On certain combinations of CPUs and guest modes, such as real mode on
pre-Nehalem(?) at least, we are running all guest code through the
emulator and thus may encounter a RDMSR or WRMSR instruction. I *think*
we also do so for big real mode on more modern CPUs, but I'm not 100% sure.
> You seem to be assuming that the instruction at CS:IP will still be
> RDMSR (or WRMSR) after returning from userspace, and we will come
> through kvm_{get,set}_msr_user_space again at the next KVM_RUN. That
> isn't necessarily the case, for a variety of reasons. I think the
Do you have a particular situation in mind where that would not be the
case and where we would still want to actually complete an MSR operation
after the environment changed?
> 'completion' of the userspace instruction emulation should be done
> with the complete_userspace_io [sic] mechanism instead.
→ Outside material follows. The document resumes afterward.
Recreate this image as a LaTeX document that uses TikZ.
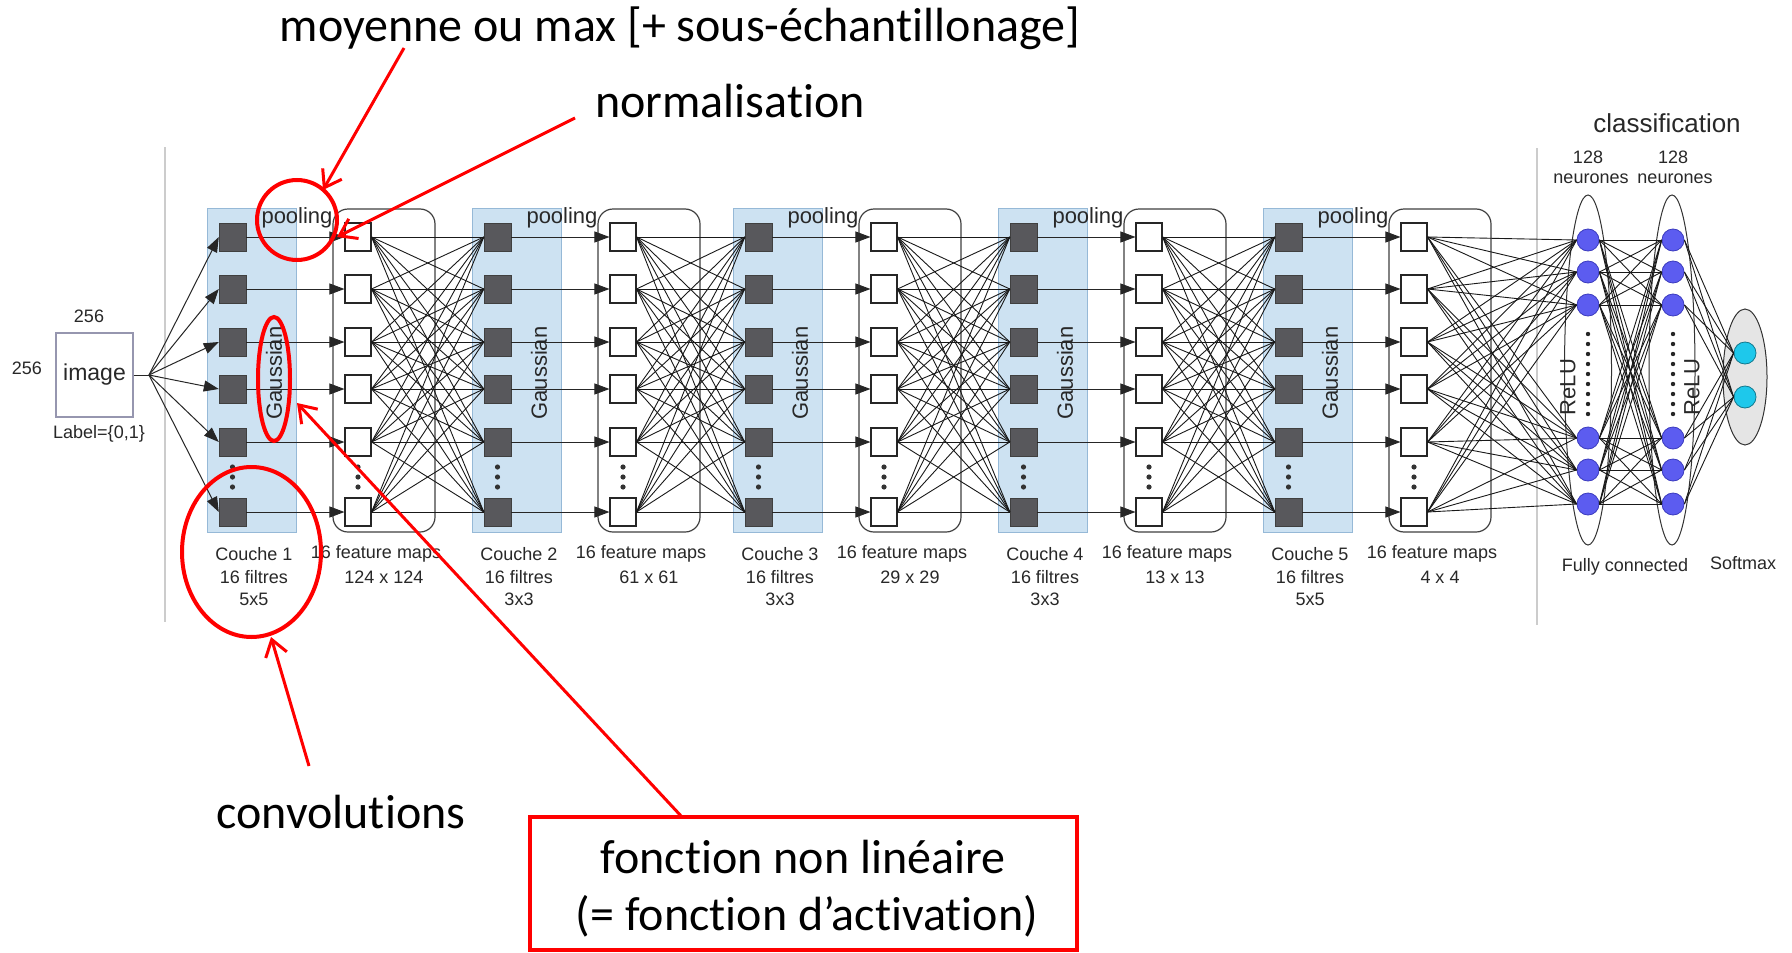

Hm, that would avoid a roundtrip into guest mode, but add a cycle
through the in-kernel emulator. I'm not sure that's a net win quite yet.
>
> I'd really like to see this mechanism apply only in the case of
> invalid/unknown MSRs, and not for illegal reads/writes as well.
Why? Any #GP inducing MSR access will be on the slow path. What's the
problem if you get a few more of them in user space that you just bounce
back as failing, so they actually do inject a fault?